Upon arrival of Train 18 on November 16, 1957, claimant and M. F. Norwood contacted Carrier's Acting Supervisor Crew Personnel and advised
The claimant's repeated refusal to work during this period is further proof that he expected to be paid for not working. Certainly an employe should not be permitted to refuse work of his craft, at the expense of his employer. The Adjustment Boards have recognized that an employe has certain obligations under a collective bargaining agreement which must be fulfilled in order to protect his rights to claim a monetary loss. The Board's attention is directed to Special Board of Adjustment No. 221 between the Trainmen and the Western Pacific Railroad. In Docket No. 44 that Board had a claim by a conductor who missed a trip because he failed to sign the train register in violation of instructions. The Board held-
Here the monetary loss was sustained by Waiter Carl Smiley because he failed to fill out the proper form (Carrier's Exhibit No. 1) in seeking to exercise seniority. Had he done this and reported to the office on Saturday, November 16, 1957, he would have made money rather than lost it. In such circumstances the Carrier should nut be penalized.

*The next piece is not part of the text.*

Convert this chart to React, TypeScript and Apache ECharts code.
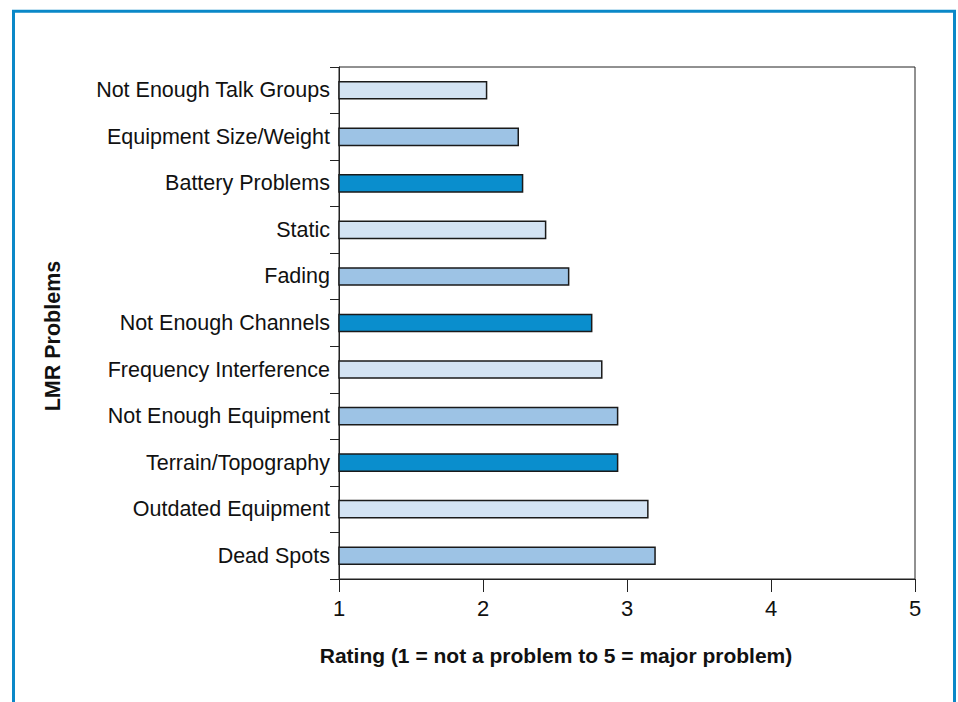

In a First Division case the Board decided, without a referee, that where some switchmen's jobs had been abolished and new ones created, claimants who took a few days off in between jobs could not recover the pay they lost. The Board held-
Claimant Waiter Carl Smiley could also have exercised his seniority and avoided any loss of earnings. Having elected not to do so, his claims cannot be supported.

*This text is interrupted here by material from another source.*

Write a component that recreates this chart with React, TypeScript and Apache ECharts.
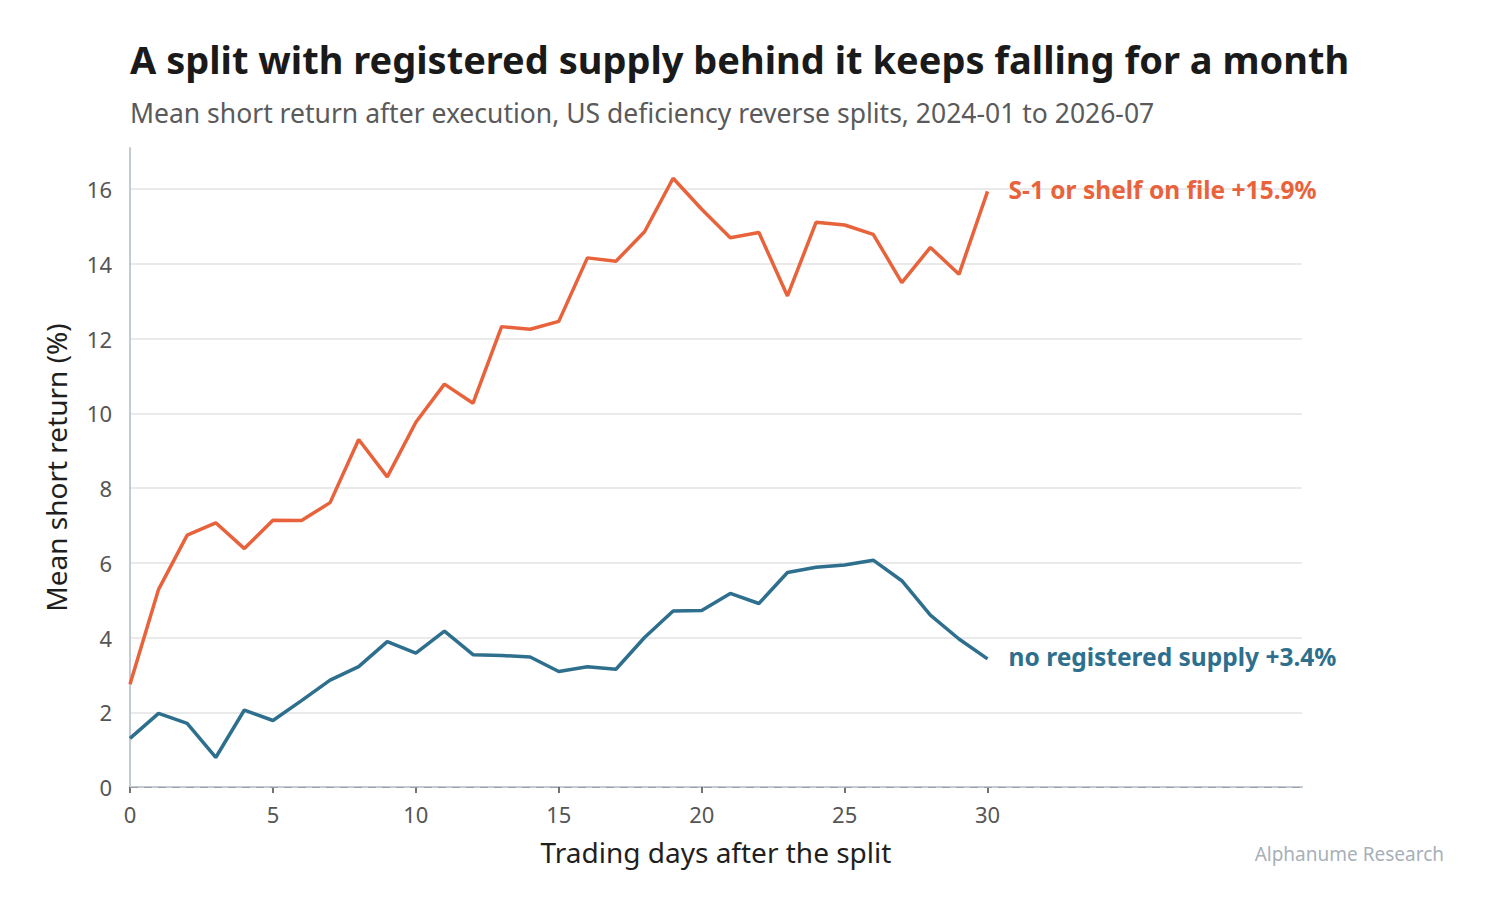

In view of all the evidence contained in this docket, there should be no other possible result than an award denying the contentions of the Organization in their entirety.
All data herein and herewith submitted have been previously submitted to the Employes.

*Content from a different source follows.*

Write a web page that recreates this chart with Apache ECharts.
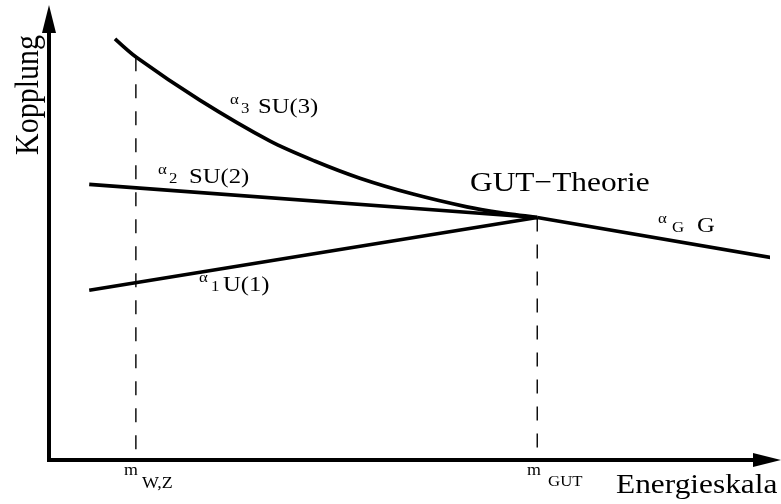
<!DOCTYPE html>
<html>
<head>
<meta charset="utf-8">
<script src="https://cdn.jsdelivr.net/npm/echarts@6/dist/echarts.min.js"></script>
<style>
  html, body { margin: 0; padding: 0; background: #fff; }
  #chart { width: 781px; height: 504px; }
</style>
</head>
<body>
<div id="chart"></div>
<script>
// Running couplings vs. energy scale (schematic, arbitrary units 0..100)
const alpha3Curve = [[9.19, 95.5], [12.26, 91.2], [21.0, 81.6], [30.8, 72.3], [37.0, 67.8], [43.3, 63.9], [50.7, 60.3], [58.2, 57.4], [62.8, 56.1], [68.0, 55.0]];
const alpha2Line = [[5.6, 62.5], [68.0, 55.0]];
const alpha1Line = [[5.6, 38.5], [68.0, 55.0]];
const alphaGLine = [[68.0, 55.0], [100.6, 45.9]];
// mass scales on the energy axis and the coupling where each guide line starts
const massScales = [12.1, 68.0];
const massGuideTops = [91.3, 55.0];

const SERIF = 'Liberation Serif';
const STRETCH = 1.12;

// text placed by its left edge and alphabetic baseline
function txt(x, baseline, text, size, extra) {
  return Object.assign({
    type: 'text',
    x: x,
    y: baseline - 0.3 * size,
    scaleX: STRETCH,
    style: {
      text: text,
      fontSize: size,
      fontFamily: SERIF,
      fill: '#000',
      align: 'left',
      verticalAlign: 'middle'
    },
    silent: true
  }, extra || {});
}

const lineStyle = { color: '#000', width: 3.6 };
function curve(data, smooth) {
  return {
    type: 'line', data: data, smooth: smooth || false,
    showSymbol: false, symbol: 'none', clip: false, silent: true,
    lineStyle: lineStyle
  };
}
function guide(i) {
  return {
    type: 'line', showSymbol: false, symbol: 'none', silent: true, clip: false,
    data: [[massScales[i], massGuideTops[i]], [massScales[i], 0]],
    lineStyle: { color: '#000', width: 1.4, type: [14, 13] }
  };
}

const axisCommon = {
  type: 'value', min: 0, max: 100,
  splitLine: { show: false }, axisTick: { show: false }, axisLabel: { show: false },
  axisLine: {
    show: true, symbol: ['none', 'triangle'], symbolSize: [14, 28],
    lineStyle: { color: '#000', width: 4, cap: 'square' }
  }
};

const chart = echarts.init(document.getElementById('chart'), null, { renderer: 'canvas' });
chart.setOption({
  animation: false,
  backgroundColor: '#fff',
  grid: { left: 49, right: 14, top: 19, bottom: 44, outerBoundsMode: 'none' },
  xAxis: Object.assign({}, axisCommon),
  yAxis: Object.assign({}, axisCommon),
  series: [
    guide(0),
    guide(1),
    curve(alpha3Curve, 0.3),
    curve(alpha2Line),
    curve(alpha1Line),
    curve(alphaGLine)
  ],
  graphic: [
    // curve labels
    txt(230, 105, 'α', 15), txt(241, 114, '3', 15), txt(258, 114, 'SU(3)', 22),
    txt(158, 175, 'α', 15), txt(169, 184, '2', 15), txt(189, 184, 'SU(2)', 22),
    txt(199, 283, 'α', 15), txt(211, 292, '1', 15), txt(223, 292, 'U(1)', 22),
    txt(658, 224, 'α', 15), txt(672, 233, 'G', 15), txt(697, 233, 'G', 22),
    txt(470, 192, 'GUT−Theorie', 28),
    // mass scale labels
    txt(124, 476, 'm', 16), txt(142, 489, 'W,Z', 16),
    txt(527, 476, 'm', 16), txt(548, 487, 'GUT', 15),
    // axis titles
    txt(616, 494, 'Energieskala', 28),
    {
      type: 'text', x: 29, y: 155, rotation: Math.PI / 2, scaleY: 1.1, silent: true,
      style: { text: 'Kopplung', fontSize: 30, fontFamily: SERIF, fill: '#000', align: 'left', verticalAlign: 'middle' }
    }
  ]
});
</script>
</body>
</html>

OPINION OF BOARD: Carrier admits that it violated the Agreement when it, on November 16, 1957, removed Claimant, a waiter, from the Dining Car Crew of Trains Nos. 17 and 18. Claimant was returned to the Crew on those trains on December 11, 1957.
After arrival at Chicago on November 16, the Crew from which Claimant was wrongfully removed was not due out until November 23. 17674-7 529
It is undisputed that Carrier, on November 22, offered Claimant a fourday job as a waiter on the Twin Zephyrs, Trains Nos. 22 and 23; and, on December 1, a waiter assignment on the Denver Zephyr. Claimant refused in the first instance and failed to respond in the second.
It is firmly established that one who seeks damages for a breach of an employment agreement is obligated to mitigate such damages by seeking and accepting comparable employment. See, for example, First Division Award 15765 (Carter). We will, therefore, order Carrier to pay to Claimant such wages as he would have earned as a waiter on Trains Nos. 17 and 18, absent the violation of the Agreement, in the period from November 16 to December 11, 1957, less such wages as he would have earned had he accepted the offers of employment set forth above.
FINDINGS: The Third Division of the Adjustment Board, after giving the parties to this dispute due notice of hearing thereon, and upon the whole record and all the evidence, finds and holds:
That the Carrier and the Employes involved in this dispute are respectively Carrier and Employes within the meaning of the Railway Labor Act, as approved June 21, 1934;
That this Division of the Adjustment Board has jurisdiction over the dispute involved herein; and
Claim sustained. Monetary award to be computed as prescribed in the Opinion.